Chapter 15 & 16 Flashcards
Bauhaus
Formed from two schools by Walter Gropius, a famous architect. Became a highly influential art school, although it was only open 14 years.
No distinction made between fine art and applied art. Very forward thinking. Trying to improve “cheap and nasty” goods from the industrial era like William Morris tried to do. However, Morris looked to the past to inform, the Bauhaus looked to the future.
First had a very complex logo, but they became aware of the de stijl movement and the logo was redesigned.
Bauhaus eventually had problems with funding and had to move and then close. Closed Aug. 10, 1933.
Eric Gill
Englishman. Embraced historical design. Believed flush left ragged right was the most legible type. Created the typeface “Gill Sans.”
Isotype
Isotype (International System of TYpographic Picture Education) is a method of showing social, technological, biological and historical connections in pictorial form.
Developed by Otto Neurath. Now used in many signs.
Herbert Bayer
Student at the Bauhaus, de stijl influence.
His exhibition poster now hangs in the MOMA.
Traits of his works: Exclusively sans-serif, flush left rag right, extreme contrast in size and weight, organized by rules, B&W photos with one or two colors, believed type was only to communicate, not to be expressive; wanted type to be geometric (no old style type); felt capital letters were unecessary.
Designed a cover for the Bauhaus magazine anda typeface. Also a currency design.
Herbert Matter
Swiss designer. Promoted ski resort tourism. Utilized scale–extreme closeups superimposed on distant landscapes, etc. His posters were at an angle.
Jan Tschichold
Attended first Bauhaus exhibition. Became artist of the “new typography.” Put together a 24 pg. Insert in a german typography magazine.
Principles he used expressed the new age of the machine. Believed type should be contrasted largely in size, and only a few typefaces should be used.
Sometimes used a “split fountain” technique in his posters (rainbow ink effect).
Josef Albers
A former studend turned professor at the Bauhaus who taught a systematic preliminary course investigating the constructive qualities of materials.
Later became the director of the art school at Yale University.
Albers had a passion for type and typography.
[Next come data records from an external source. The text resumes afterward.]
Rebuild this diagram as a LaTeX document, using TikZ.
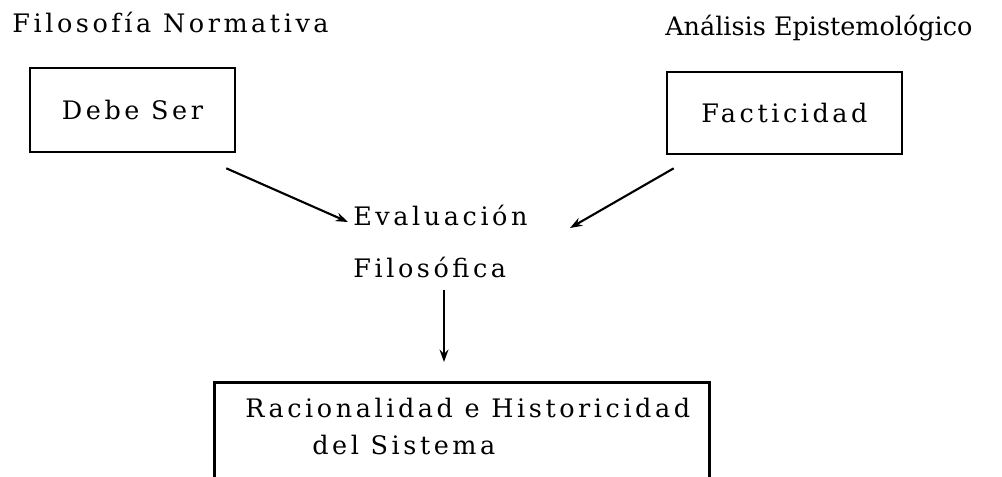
\documentclass[tikz,border=0pt]{standalone}
\usepackage{fontspec}
\setmainfont{DejaVu Serif}[LetterSpace=14]
\usetikzlibrary{arrows.meta, calc}

\begin{document}
\begin{tikzpicture}[
  x=0.02cm, y=-0.02cm,
  every node/.style={font=\fontsize{14.5pt}{18pt}\selectfont, inner sep=0pt},
  box/.style={draw, rectangle, line width=1.5pt},
  word/.style={anchor=base west},
  arrow/.style={-{Stealth[length=7pt, width=5pt]}, line width=1.2pt}
]
  \useasboundingbox (0,0) rectangle (1002,477);
  \clip (0,0) rectangle (1002,477);
  \fill[white] (0,0) rectangle (1002,477);

  \node[word] (norm) at (12,32) {Filosofía Normativa};
  \node[word, font=\fontsize{14.5pt}{18pt}\selectfont\addfontfeatures{LetterSpace=0}] (epist) at (665,35) {Análisis Epistemológico};

  \node[box, minimum width=4.1cm, minimum height=1.68cm] (debe) at (132.5,110) {Debe Ser};
  \node[box, minimum width=4.7cm, minimum height=1.64cm] (fact) at (784.5,113) {Facticidad};

  \node[word] (eval) at (353,225) {Evaluación};
  \node[word] (filo) at (353,277) {Filosófica};

  \node[box, anchor=north west, minimum width=9.9cm, minimum height=2.4cm] (sist) at (213,381) {};
  \node[word] (racio) at (245,417) {Racionalidad e Historicidad};
  \node[word] (del) at (312,454) {del Sistema};

  \draw[arrow] ($(debe.south east)+(-10,15)$) -- ($(eval.base west)+(-5,-3)$);
  \draw[arrow] ($(fact.south west)+(8,13)$) -- ($(eval.base west)+(217,3)$);
  \coordinate (top) at ($(filo.base west)+(91,13)$);
  \draw[arrow, shorten >=0.38cm] (top) -- (top |- sist.north);
\end{tikzpicture}
\end{document}
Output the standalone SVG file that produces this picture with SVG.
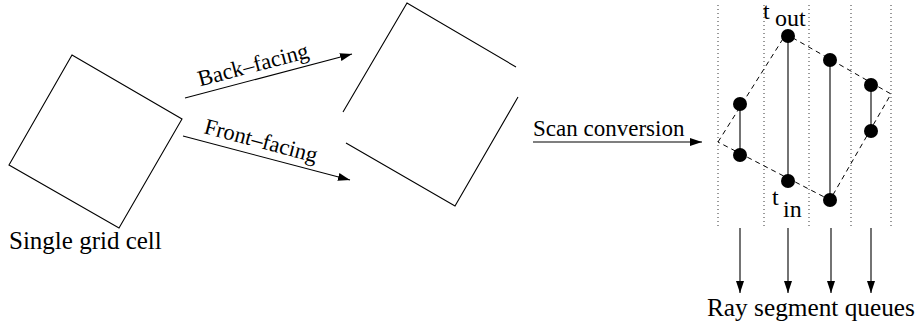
<svg xmlns="http://www.w3.org/2000/svg" width="915" height="323" viewBox="0 0 915 323">
  <style>
    .ln { stroke: #000; stroke-width: 1.1; fill: none; }
    .arr { stroke: #000; stroke-width: 1.1; fill: none; marker-end: url(#ah); }
    .dot { stroke: #000; stroke-width: 0.8; fill: none; stroke-dasharray: 1 3; }
    .dash { stroke: #000; stroke-width: 1; fill: none; stroke-dasharray: 5 4; }
    .pt { fill: #000; }
  </style>
  <defs>
    <marker id="ah" markerUnits="userSpaceOnUse" markerWidth="12" markerHeight="8" refX="12" refY="4" orient="auto">
      <path d="M0,0 L12,4 L0,8 z" fill="#000"/>
    </marker>
  </defs>

  <g font-family="'Liberation Serif', 'Times New Roman', serif" font-size="24" fill="#000">
    <!-- single grid cell -->
    <g id="cell">
      <polygon class="ln" points="72,55 182,119 119,228 9,165"/>
      <text x="9" y="249" font-size="25">Single grid cell</text>
    </g>

    <!-- split cell: back-facing and front-facing faces -->
    <g id="split-cell">
      <polyline class="ln" points="343,112 407,3 516,67"/>
      <polyline class="ln" points="518,97 455,206 346,143"/>
    </g>

    <!-- scan-converted cell with ray segments -->
    <g id="scan-grid">
      <line class="dot" x1="718" y1="5" x2="718" y2="228"/>
      <line class="dot" x1="764" y1="5" x2="764" y2="228"/>
      <line class="dot" x1="809" y1="5" x2="809" y2="228"/>
      <line class="dot" x1="851" y1="5" x2="851" y2="228"/>
      <line class="dot" x1="891" y1="5" x2="891" y2="228"/>
      <polygon class="dash" points="718,142 786,34 891,94 830,200"/>
    </g>

    <g id="segments">
      <line class="ln" x1="740" y1="104" x2="740" y2="155"/>
      <line class="ln" x1="788" y1="36" x2="788" y2="181"/>
      <line class="ln" x1="830" y1="60" x2="830" y2="200"/>
      <line class="ln" x1="871" y1="85" x2="871" y2="131"/>
      <circle class="pt" cx="740" cy="104" r="7"/>
      <circle class="pt" cx="740" cy="155" r="7"/>
      <circle class="pt" cx="788" cy="36" r="7"/>
      <circle class="pt" cx="788" cy="181" r="7"/>
      <circle class="pt" cx="830" cy="60" r="7"/>
      <circle class="pt" cx="830" cy="200" r="7"/>
      <circle class="pt" cx="871" cy="85" r="7"/>
      <circle class="pt" cx="871" cy="131" r="7"/>
      <text x="763" y="19">t</text>
      <text x="775" y="26">out</text>
      <text x="772" y="205">t</text>
      <text x="783" y="217">in</text>
    </g>

    <g id="queues">
      <text x="707" y="316" font-size="25.3">Ray segment queues</text>
    </g>

    <!-- connectors -->
    <g id="connectors">
      <line class="arr" x1="185" y1="98" x2="352" y2="54"/>
      <text transform="translate(200,86.5) rotate(-14.8)" font-size="22.5">Back–facing</text>
      <line class="arr" x1="183" y1="136" x2="350" y2="180"/>
      <text transform="translate(203,133) rotate(14.8)" font-size="22.5">Front–facing</text>
      <line class="arr" x1="533" y1="142" x2="702" y2="142"/>
      <text x="533" y="136" font-size="23">Scan conversion</text>
      <line class="arr" x1="740" y1="228" x2="740" y2="293"/>
      <line class="arr" x1="788" y1="228" x2="788" y2="293"/>
      <line class="arr" x1="831" y1="228" x2="831" y2="293"/>
      <line class="arr" x1="871" y1="228" x2="871" y2="293"/>
    </g>
  </g>
</svg>
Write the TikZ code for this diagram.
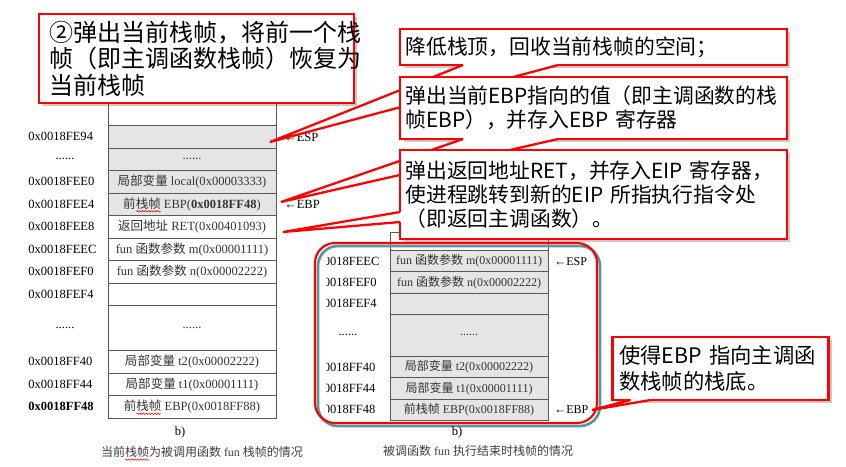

From his teaching at the Bauhaus, Albers brought exercises that examined letters and typography as formal elements devoid of their literal function.
Laszlo Moholy-Nagy
Teacher at the Bauhaus–taught the foundation classes. Shift toward a constructivist style.
He believed photography and typography were the new forms of visual communication. Experiemented with photomontages and photograms. He believed most of art was in the concept, he would sometimes have another person execute his works.
Designed book covers for the Bauhaus.
Marcel Breuer
the head of the furniture workshop at the Bauhaus, who invented tubular-steel furniture. Former student of the bauhaus.
One of the masters of Modernism, Breuer extended the sculptural vocabulary he had developed in the carpentry shop at the Bauhaus into a personal architecture that made him one of the world’s most popular architects at the peak of 20th-Century design.
Paul Klee
A professor at the bauhaus who synthesized elements inspired by all the modern movements as well as children’s and naive art, achieving intense subjective power while contributing to the objective formal vocabulary of modern art (Fig. 13-51).
His published lectures are the most complete explication of modern design by any artist.
Paul Renner
Designed Futura typeface. Became closely associated with Bauhaus.
Piet Zwart
Zwart created a synthesis from two apparently contradictory influences: the Dada movement’s playful vitality and De Stijl’s functionalism and formal clarity.
Zwart’s activities over a long and illustrious career included photography, product and interior design, and teaching.
The New Typography
Both a style of printing and a book by Jan Tschichold.
Featured asymmetrical typography. It was a new asymmetrical typography to express the spirit, life, and visual sensibility of the day (Fig. 16-29).
It emphasized objective communication and was concerned with machine production.
The new typography was a reaction against the chaos and anarchy in German (and Swiss) typography around 1923.
Walter Gropius
Influential architect. Merged two schools to form the Bauhaus.
Wassily Kandinsky
Professor at the Bauhaus.
Argued that art must remain an essentially spiritual activity apart from the utilitarian needs of society. Very much against industrial design.